> [What to do] Quote each line of the material verbatim, without the pictures.
--*--
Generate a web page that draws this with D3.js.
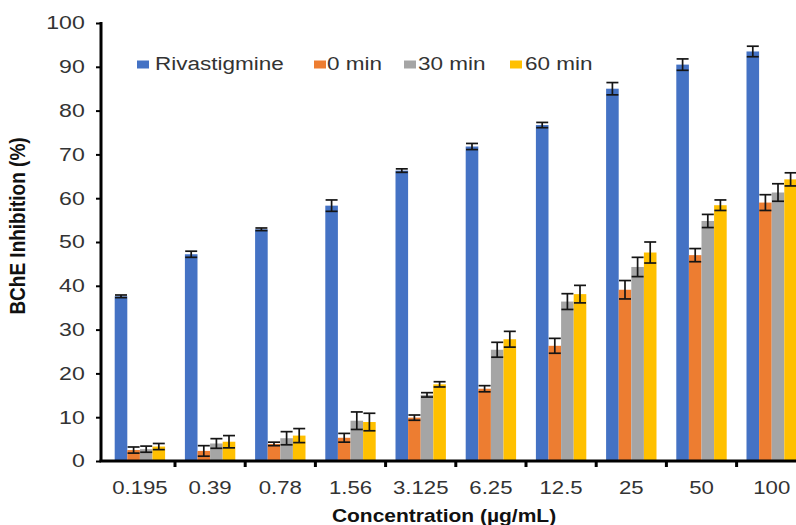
<!DOCTYPE html>
<html>
<head>
<meta charset="utf-8">
<script src="https://cdn.jsdelivr.net/npm/d3@7"></script>
<style>
  body { margin: 0; background: #fff; }
  svg { display: block; font-family: "Liberation Sans", Arial, sans-serif; }
</style>
</head>
<body>
<div id="chart"></div>
<script>
const concentrations = ['0.195', '0.39', '0.78', '1.56', '3.125', '6.25', '12.5', '25', '50', '100'];
const seriesNames = ['Rivastigmine', '0 min', '30 min', '60 min'];
const seriesColors = ['#4472C4', '#ED7D31', '#A5A5A5', '#FFC000'];

const rivastigmine = [37.6, 47.2, 52.9, 58.3, 66.3, 71.8, 76.7, 85.0, 90.5, 93.5];
const rivastigmineErr = [0.3, 0.7, 0.3, 1.3, 0.4, 0.7, 0.6, 1.4, 1.3, 1.2];
const min0 = [2.5, 2.3, 3.9, 5.3, 9.9, 16.5, 26.3, 39.1, 47.0, 59.0];
const min0Err = [0.7, 1.2, 0.4, 1.0, 0.6, 0.7, 1.7, 2.1, 1.5, 1.8];
const min30 = [2.7, 4.0, 5.2, 9.2, 15.1, 25.4, 36.4, 44.3, 54.8, 61.3];
const min30Err = [0.7, 1.1, 1.5, 2.0, 0.5, 1.7, 1.8, 2.2, 1.5, 2.0];
const min60 = [3.3, 4.4, 5.8, 8.9, 17.5, 27.8, 38.1, 47.6, 58.4, 64.3];
const min60Err = [0.7, 1.4, 1.6, 2.0, 0.6, 1.8, 2.0, 2.4, 1.2, 1.5];
const yTicks = [0, 10, 20, 30, 40, 50, 60, 70, 80, 90, 100];

const values = [rivastigmine, min0, min30, min60];
const errors = [rivastigmineErr, min0Err, min30Err, min60Err];

const width = 796, height = 525;
const stretch = 1.25; // the source image is squeezed wider than tall
const svg = d3.select('#chart').append('svg').attr('width', width).attr('height', height);

// plot runs past the right edge like the original crop
const x = d3.scaleBand().domain(concentrations).range([104.8, 806.8]).paddingInner(0.282).paddingOuter(0.141);
const x1 = d3.scaleBand().domain(seriesNames).range([0, x.bandwidth()]);
const y = d3.scaleLinear().domain([0, 100]).range([461, 23]);

const rows = [];
concentrations.forEach((c, i) => {
  seriesNames.forEach((s, j) => {
    rows.push({ c, s, j, v: values[j][i], e: errors[j][i] });
  });
});

svg.append('g').selectAll('rect').data(rows).join('rect')
  .attr('x', d => x(d.c) + x1(d.s))
  .attr('y', d => y(d.v))
  .attr('width', x1.bandwidth())
  .attr('height', d => y(0) - y(d.v))
  .attr('fill', d => seriesColors[d.j]);

// error bars
const eb = svg.append('g').attr('stroke', '#151515').attr('stroke-width', 1.7);
rows.forEach(d => {
  const cx = x(d.c) + x1(d.s) + x1.bandwidth() / 2;
  const top = y(d.v + d.e), bot = y(d.v - d.e);
  eb.append('line').attr('x1', cx).attr('x2', cx).attr('y1', top).attr('y2', bot);
  eb.append('line').attr('x1', cx - 6).attr('x2', cx + 6).attr('y1', top).attr('y2', top);
  eb.append('line').attr('x1', cx - 6).attr('x2', cx + 6).attr('y1', bot).attr('y2', bot);
});

// y axis
const yAxis = svg.append('g').attr('transform', 'translate(101,0)')
  .call(d3.axisLeft(y).tickValues(yTicks).tickSize(5).tickPadding(8));
yAxis.select('.domain').attr('stroke', '#000').attr('stroke-width', 3).attr('d', `M0,${y(100) - 1}V${y(0) + 1}`);
yAxis.selectAll('.tick line').attr('stroke', '#000').attr('stroke-width', 2);
yAxis.selectAll('.tick text').attr('font-size', 18.5).attr('fill', '#333')
  .attr('transform', `scale(${stretch},1)`);

// x axis
const xTicks = concentrations.map(c => x(c) - x.step() * x.paddingInner() / 2);
const xAxis = svg.append('g');
xAxis.append('line').attr('x1', 99.5).attr('x2', width).attr('y1', y(0)).attr('y2', y(0))
  .attr('stroke', '#000').attr('stroke-width', 3);
xAxis.selectAll('line.tk').data(xTicks.slice(1)).join('line').attr('class', 'tk')
  .attr('x1', d => d).attr('x2', d => d).attr('y1', y(0)).attr('y2', y(0) + 6)
  .attr('stroke', '#000').attr('stroke-width', 3);
xAxis.selectAll('text').data(concentrations).join('text')
  .attr('transform', d => `translate(${x(d) + x.bandwidth() / 2},493.5) scale(${stretch * 0.96},1)`)
  .attr('text-anchor', 'middle')
  .attr('font-size', 18.5)
  .attr('fill', '#333')
  .text(d => d);

// axis titles
svg.append('text').attr('transform', `translate(444,522) scale(1.2,1)`).attr('text-anchor', 'middle')
  .attr('font-size', 17.5).attr('font-weight', 'bold').attr('fill', '#111')
  .text('Concentration (µg/mL)');
svg.append('text').attr('transform', 'translate(25,226) rotate(-90) scale(1,1.15)').attr('text-anchor', 'middle')
  .attr('font-size', 19).attr('font-weight', 'bold').attr('fill', '#111')
  .text('BChE Inhibition (%)');

// legend
const legendMarkX = [137, 314, 404, 510];
const legendTextX = [155, 327, 418, 525];
const legend = svg.append('g');
seriesNames.forEach((s, j) => {
  legend.append('rect').attr('x', legendMarkX[j]).attr('y', 60.5).attr('width', 12).attr('height', 8).attr('fill', seriesColors[j]);
  legend.append('text').attr('transform', `translate(${legendTextX[j]},69.5) scale(${stretch},1)`)
    .attr('font-size', 18).attr('fill', '#333').text(s);
});
</script>
</body>
</html>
--*--
> [Expected output]
Generate a web page that draws this with D3.js.
<!DOCTYPE html>
<html>
<head>
<meta charset="utf-8">
<script src="https://cdn.jsdelivr.net/npm/d3@7"></script>
<style>
  body { margin: 0; background: #fff; }
  svg { display: block; font-family: "Liberation Sans", Arial, sans-serif; }
</style>
</head>
<body>
<div id="chart"></div>
<script>
const concentrations = ['0.195', '0.39', '0.78', '1.56', '3.125', '6.25', '12.5', '25', '50', '100'];
const seriesNames = ['Rivastigmine', '0 min', '30 min', '60 min'];
const seriesColors = ['#4472C4', '#ED7D31', '#A5A5A5', '#FFC000'];

const rivastigmine = [37.6, 47.2, 52.9, 58.3, 66.3, 71.8, 76.7, 85.0, 90.5, 93.5];
const rivastigmineErr = [0.3, 0.7, 0.3, 1.3, 0.4, 0.7, 0.6, 1.4, 1.3, 1.2];
const min0 = [2.5, 2.3, 3.9, 5.3, 9.9, 16.5, 26.3, 39.1, 47.0, 59.0];
const min0Err = [0.7, 1.2, 0.4, 1.0, 0.6, 0.7, 1.7, 2.1, 1.5, 1.8];
const min30 = [2.7, 4.0, 5.2, 9.2, 15.1, 25.4, 36.4, 44.3, 54.8, 61.3];
const min30Err = [0.7, 1.1, 1.5, 2.0, 0.5, 1.7, 1.8, 2.2, 1.5, 2.0];
const min60 = [3.3, 4.4, 5.8, 8.9, 17.5, 27.8, 38.1, 47.6, 58.4, 64.3];
const min60Err = [0.7, 1.4, 1.6, 2.0, 0.6, 1.8, 2.0, 2.4, 1.2, 1.5];
const yTicks = [0, 10, 20, 30, 40, 50, 60, 70, 80, 90, 100];

const values = [rivastigmine, min0, min30, min60];
const errors = [rivastigmineErr, min0Err, min30Err, min60Err];

const width = 796, height = 525;
const stretch = 1.25; // the source image is squeezed wider than tall
const svg = d3.select('#chart').append('svg').attr('width', width).attr('height', height);

// plot runs past the right edge like the original crop
const x = d3.scaleBand().domain(concentrations).range([104.8, 806.8]).paddingInner(0.282).paddingOuter(0.141);
const x1 = d3.scaleBand().domain(seriesNames).range([0, x.bandwidth()]);
const y = d3.scaleLinear().domain([0, 100]).range([461, 23]);

const rows = [];
concentrations.forEach((c, i) => {
  seriesNames.forEach((s, j) => {
    rows.push({ c, s, j, v: values[j][i], e: errors[j][i] });
  });
});

svg.append('g').selectAll('rect').data(rows).join('rect')
  .attr('x', d => x(d.c) + x1(d.s))
  .attr('y', d => y(d.v))
  .attr('width', x1.bandwidth())
  .attr('height', d => y(0) - y(d.v))
  .attr('fill', d => seriesColors[d.j]);

// error bars
const eb = svg.append('g').attr('stroke', '#151515').attr('stroke-width', 1.7);
rows.forEach(d => {
  const cx = x(d.c) + x1(d.s) + x1.bandwidth() / 2;
  const top = y(d.v + d.e), bot = y(d.v - d.e);
  eb.append('line').attr('x1', cx).attr('x2', cx).attr('y1', top).attr('y2', bot);
  eb.append('line').attr('x1', cx - 6).attr('x2', cx + 6).attr('y1', top).attr('y2', top);
  eb.append('line').attr('x1', cx - 6).attr('x2', cx + 6).attr('y1', bot).attr('y2', bot);
});

// y axis
const yAxis = svg.append('g').attr('transform', 'translate(101,0)')
  .call(d3.axisLeft(y).tickValues(yTicks).tickSize(5).tickPadding(8));
yAxis.select('.domain').attr('stroke', '#000').attr('stroke-width', 3).attr('d', `M0,${y(100) - 1}V${y(0) + 1}`);
yAxis.selectAll('.tick line').attr('stroke', '#000').attr('stroke-width', 2);
yAxis.selectAll('.tick text').attr('font-size', 18.5).attr('fill', '#333')
  .attr('transform', `scale(${stretch},1)`);

// x axis
const xTicks = concentrations.map(c => x(c) - x.step() * x.paddingInner() / 2);
const xAxis = svg.append('g');
xAxis.append('line').attr('x1', 99.5).attr('x2', width).attr('y1', y(0)).attr('y2', y(0))
  .attr('stroke', '#000').attr('stroke-width', 3);
xAxis.selectAll('line.tk').data(xTicks.slice(1)).join('line').attr('class', 'tk')
  .attr('x1', d => d).attr('x2', d => d).attr('y1', y(0)).attr('y2', y(0) + 6)
  .attr('stroke', '#000').attr('stroke-width', 3);
xAxis.selectAll('text').data(concentrations).join('text')
  .attr('transform', d => `translate(${x(d) + x.bandwidth() / 2},493.5) scale(${stretch * 0.96},1)`)
  .attr('text-anchor', 'middle')
  .attr('font-size', 18.5)
  .attr('fill', '#333')
  .text(d => d);

// axis titles
svg.append('text').attr('transform', `translate(444,522) scale(1.2,1)`).attr('text-anchor', 'middle')
  .attr('font-size', 17.5).attr('font-weight', 'bold').attr('fill', '#111')
  .text('Concentration (µg/mL)');
svg.append('text').attr('transform', 'translate(25,226) rotate(-90) scale(1,1.15)').attr('text-anchor', 'middle')
  .attr('font-size', 19).attr('font-weight', 'bold').attr('fill', '#111')
  .text('BChE Inhibition (%)');

// legend
const legendMarkX = [137, 314, 404, 510];
const legendTextX = [155, 327, 418, 525];
const legend = svg.append('g');
seriesNames.forEach((s, j) => {
  legend.append('rect').attr('x', legendMarkX[j]).attr('y', 60.5).attr('width', 12).attr('height', 8).attr('fill', seriesColors[j]);
  legend.append('text').attr('transform', `translate(${legendTextX[j]},69.5) scale(${stretch},1)`)
    .attr('font-size', 18).attr('fill', '#333').text(s);
});
</script>
</body>
</html>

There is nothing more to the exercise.